→ Exercise objective: From the very first line of the data to the line containing "const sourceText = 'Źródło: Opracowanie", retype everything exactly, leaving the pictures behind.
** BEGIN Dataset content **
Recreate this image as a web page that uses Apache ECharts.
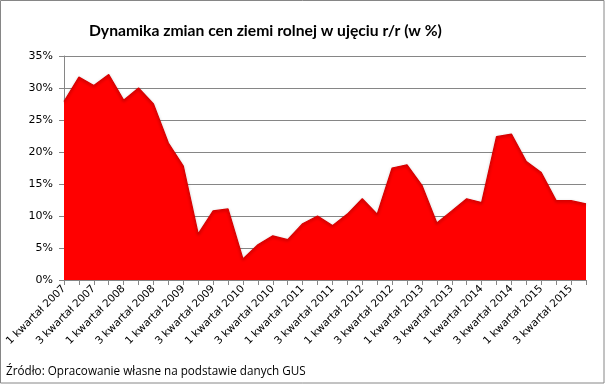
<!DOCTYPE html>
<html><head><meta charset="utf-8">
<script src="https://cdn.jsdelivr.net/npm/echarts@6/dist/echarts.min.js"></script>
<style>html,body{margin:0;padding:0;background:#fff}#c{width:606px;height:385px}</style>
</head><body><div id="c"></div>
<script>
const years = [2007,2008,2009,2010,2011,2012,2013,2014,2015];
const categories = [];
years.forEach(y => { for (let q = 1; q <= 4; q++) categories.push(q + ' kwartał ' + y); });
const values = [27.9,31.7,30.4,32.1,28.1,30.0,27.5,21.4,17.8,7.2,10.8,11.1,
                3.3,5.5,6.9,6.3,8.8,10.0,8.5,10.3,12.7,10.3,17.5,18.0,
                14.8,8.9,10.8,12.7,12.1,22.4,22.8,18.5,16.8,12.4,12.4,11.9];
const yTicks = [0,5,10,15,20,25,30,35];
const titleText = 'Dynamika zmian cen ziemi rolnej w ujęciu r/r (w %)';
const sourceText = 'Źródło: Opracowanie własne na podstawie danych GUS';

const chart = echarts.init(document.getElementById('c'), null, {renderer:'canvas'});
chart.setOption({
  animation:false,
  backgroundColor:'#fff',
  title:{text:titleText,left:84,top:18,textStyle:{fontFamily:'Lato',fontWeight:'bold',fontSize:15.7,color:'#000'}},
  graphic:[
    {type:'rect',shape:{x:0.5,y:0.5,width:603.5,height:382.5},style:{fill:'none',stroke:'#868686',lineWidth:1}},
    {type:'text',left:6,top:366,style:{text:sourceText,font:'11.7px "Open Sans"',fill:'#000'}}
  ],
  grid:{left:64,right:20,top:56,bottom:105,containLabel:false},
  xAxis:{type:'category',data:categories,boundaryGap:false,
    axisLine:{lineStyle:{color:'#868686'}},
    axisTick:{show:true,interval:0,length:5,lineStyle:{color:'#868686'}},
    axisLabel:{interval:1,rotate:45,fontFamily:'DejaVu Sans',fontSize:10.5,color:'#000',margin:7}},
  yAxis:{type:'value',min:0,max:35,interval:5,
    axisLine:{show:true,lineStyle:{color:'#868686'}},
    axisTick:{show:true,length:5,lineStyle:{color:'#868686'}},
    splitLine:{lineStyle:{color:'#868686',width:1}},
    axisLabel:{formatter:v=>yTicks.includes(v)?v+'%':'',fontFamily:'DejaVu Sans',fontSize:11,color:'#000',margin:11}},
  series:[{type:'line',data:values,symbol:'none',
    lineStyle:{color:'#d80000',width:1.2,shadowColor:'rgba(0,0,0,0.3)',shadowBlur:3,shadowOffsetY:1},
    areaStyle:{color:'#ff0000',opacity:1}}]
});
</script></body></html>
** END Dataset content **
→ Right answer:
Recreate this image as a web page that uses Apache ECharts.
<!DOCTYPE html>
<html><head><meta charset="utf-8">
<script src="https://cdn.jsdelivr.net/npm/echarts@6/dist/echarts.min.js"></script>
<style>html,body{margin:0;padding:0;background:#fff}#c{width:606px;height:385px}</style>
</head><body><div id="c"></div>
<script>
const years = [2007,2008,2009,2010,2011,2012,2013,2014,2015];
const categories = [];
years.forEach(y => { for (let q = 1; q <= 4; q++) categories.push(q + ' kwartał ' + y); });
const values = [27.9,31.7,30.4,32.1,28.1,30.0,27.5,21.4,17.8,7.2,10.8,11.1,
                3.3,5.5,6.9,6.3,8.8,10.0,8.5,10.3,12.7,10.3,17.5,18.0,
                14.8,8.9,10.8,12.7,12.1,22.4,22.8,18.5,16.8,12.4,12.4,11.9];
const yTicks = [0,5,10,15,20,25,30,35];
const titleText = 'Dynamika zmian cen ziemi rolnej w ujęciu r/r (w %)';
const sourceText = 'Źródło: Opracowanie własne na podstawie danych GUS';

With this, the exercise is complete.